The UK’s retail sector is struggling as consumer spending slips. Even the biggest shopping destinations are affected with Oxford Street London about to have a huge retail unit to fill when House of Fraser shuts up shop showing us that no shopping centre is immune.

Below we have compiled a list of the retailers who have disappeared altogether or who have announced they are having issues and could follow suit down the CVA route as a way of cutting costs.

Toys R Us – The magical place was left with millions of toys on the shelf after less and less customers headed there, becoming one of the first big casualties of the UK’s retail meltdown. All Toys R Us stores nationwide are now closed with experts this week stressing that the chain didn’t need to die.

House of Fraser – The troubled department store has finally announced closures which were a long time coming after announcing a £43.9million loss last year. Figures released as part of a takeover by the Chinese owner of Hamleys, showed the retailer’s sales fell from £840.9million to £787.8million in 2017 – a drop of 6.3 per cent. This drop has partly been blamed on Brexit and recent terrorist attacks however whatever the reasons Swindon town centre is going to be left with a huge whole to fill.

Maplin – The electrical goods retailer collapsed into administration in February with stores putting up the closing down sale signage in April.

Poundworld – The budget retailer is expected to fall into administration in the next few days after failing to secure new investment putting 1,500 jobs at risk. Poundworld currently occupy the old Woolworths site in Regent Street.

Poundstretcher – Credit insurers are reported to be tightening terms for suppliers to the discount retailer in a move which is generally seen as an indication of concerns a retailer is about to go bust. Poundstretcher’s closure should it happen will leave another hole in the Stratton shopping scene after the closure of Toys R Us.

Debenhams – After seeing pre-tax profits slump it is expected Debenhams could follow the lead of House of Fraser and shut low profit stores.
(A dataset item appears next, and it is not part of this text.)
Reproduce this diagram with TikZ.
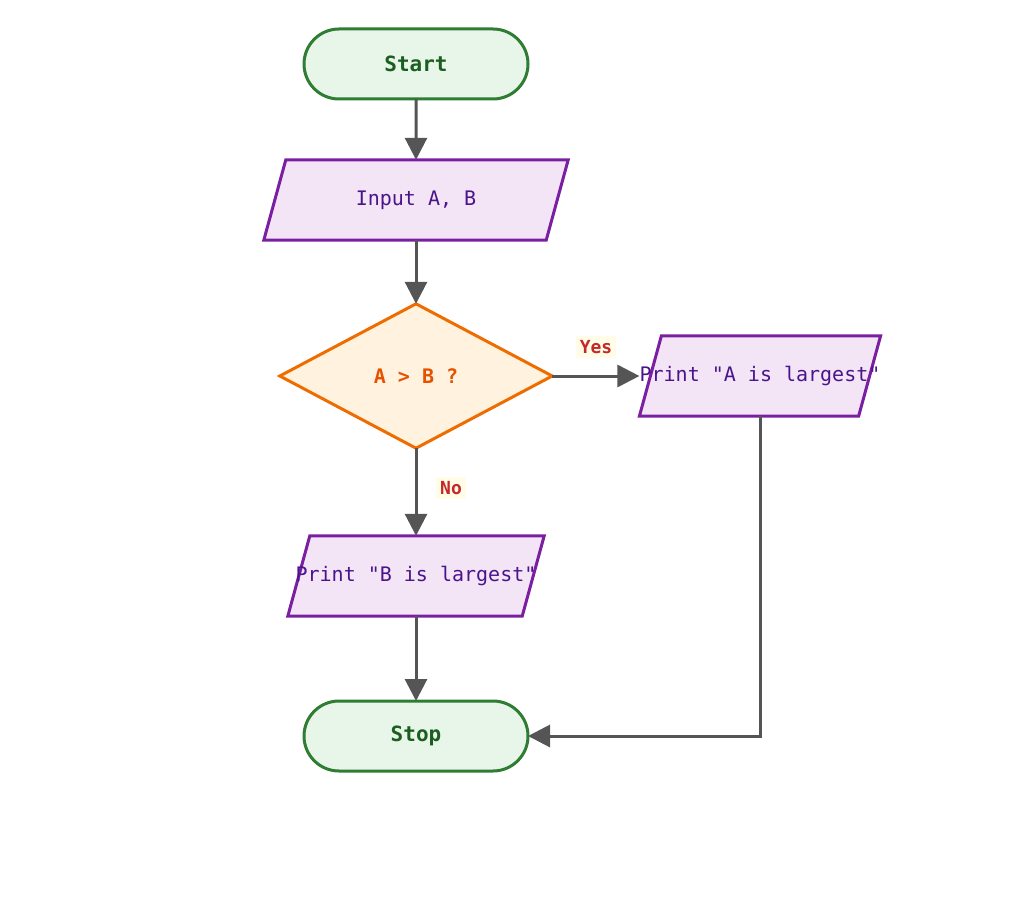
\documentclass[tikz,border=0pt]{standalone}
\usepackage{fontspec}
\setmonofont{DejaVu Sans Mono}
\usetikzlibrary{shapes.misc,arrows.meta,calc,backgrounds}
\definecolor{termfill}{HTML}{E8F5E9}
\definecolor{termdraw}{HTML}{2E7D32}
\definecolor{termtext}{HTML}{1B5E20}
\definecolor{iofill}{HTML}{F3E5F5}
\definecolor{iodraw}{HTML}{7B1FA2}
\definecolor{iotext}{HTML}{4A148C}
\definecolor{decfill}{HTML}{FFF3E0}
\definecolor{decdraw}{HTML}{EF6C00}
\definecolor{dectext}{HTML}{E65100}
\definecolor{edgecol}{HTML}{555555}
\definecolor{lblfill}{HTML}{FFFDE7}
\definecolor{lbltext}{HTML}{C62828}
\tikzset{
  terminal/.style={rounded rectangle, rounded rectangle arc length=180, draw=termdraw, fill=termfill, line width=3pt,
    minimum width=224pt, minimum height=70pt, inner sep=0pt, outer sep=0pt, text=termtext,
    font=\ttfamily\bfseries\fontsize{21}{25}\selectfont},
  iobox/.style={rectangle, inner sep=0pt, minimum height=80pt, text=iotext,
    font=\ttfamily\fontsize{20}{24}\selectfont},
  iopath/.style={draw=iodraw, fill=iofill, line width=3pt, line join=miter},
  decbox/.style={rectangle, inner sep=0pt, minimum width=272pt, minimum height=144pt,
    text=dectext, font=\ttfamily\bfseries\fontsize{20}{24}\selectfont},
  decpath/.style={draw=decdraw, fill=decfill, line width=3pt},
  flow/.style={draw=edgecol, line width=3pt, -{Triangle[length=22pt,width=22pt]}},
  lbl/.style={fill=lblfill, text=lbltext, inner sep=4pt,
    font=\ttfamily\bfseries\fontsize{18}{22}\selectfont}
}
\begin{document}
\begin{tikzpicture}[x=1pt,y=-1pt]
\useasboundingbox (0,0) rectangle (1024,896);
\node[terminal] (start) at (416,64) {Start};
\node[iobox, minimum width=304pt] (input) at (416,200) {Input A, B};
\node[decbox] (dec) at (416,376) {A > B ?};
\node[iobox, minimum width=240pt] (pa) at (760,376) {Print "A is largest"};
\node[iobox, minimum width=256pt] (pb) at (416,576) {Print "B is largest"};
\node[terminal] (stop) at (416,736) {Stop};
\coordinate (corner) at (pa.south |- stop.east);
\begin{scope}[on background layer]
  \path[iopath] ($(input.north west)+(22,0)$) -- (input.north east) -- ($(input.south east)-(22,0)$) -- (input.south west) -- cycle;
  \path[iopath] ($(pa.north west)+(22,0)$) -- (pa.north east) -- ($(pa.south east)-(22,0)$) -- (pa.south west) -- cycle;
  \path[iopath] ($(pb.north west)+(22,0)$) -- (pb.north east) -- ($(pb.south east)-(22,0)$) -- (pb.south west) -- cycle;
  \path[decpath] (dec.north) -- (dec.east) -- (dec.south) -- (dec.west) -- cycle;
\end{scope}
\draw[flow] (start) -- (input);
\draw[flow] (input) -- (dec);
\draw[flow] (dec.east) -- (pa.west);
\draw[flow] (dec.south) -- (pb.north);
\draw[flow] (pb) -- (stop);
\draw[flow] (pa.south) -- (corner) -- (stop.east);
\node[lbl] (yes) at (596,347) {Yes};
\node[lbl] (no) at (451,488) {No};
\end{tikzpicture}
\end{document}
The chain is understood to be looking to downsize its estate by at least 30 stores blaming a change in shopping habits and bad weather for its latest problems.

Marks & Spencer – With a huge store in Swindon town centre, the retailer has announced the closure of many of its biggest stores, about a third of all those selling clothes and homeware, by 2022 after reporting a huge fall in pre-tax profit to £66.8million in the year to March 31, 2018. Swindon is not set to be closed.

Mothercare – The baby and maternity store have announced up to 50 stores to close although the Greenbridge location is not understood to be affected.

Carpetright – Carpet and furniture giant Carpetright issued its second profit warning of 2018 and is entering talks with lenders. The firm, which has two huge Swindon outlets, has warned it is set to disclose a full-year loss.

Homebase – With the DIY chain being sold last week for just £1 to the owners of HMV it is widely expected stores will close. The chains previous Australian owners attempted to slim down its £1billion rent bill and announced the closure of up to 40 of the worst-performing stores. How the Swindon stores and distribution centre are to be affected it is not yet known.

Arcadia Group – In May 2018 Sir Philip Green’s Arcadia Group, owners of Topshop, Topman, Dorothy Perkins, Burton, Evans, Wallis and Outfit reported profits dipped by 42 per cent to £124.1million with sales falling 5.6 per cent in the year to August 26, 2017. Any closures here would hit the town centre hard with the stores spread over over four retail units plus the large outlet at the Orbital.

Can the high street really afford to lose many more big names?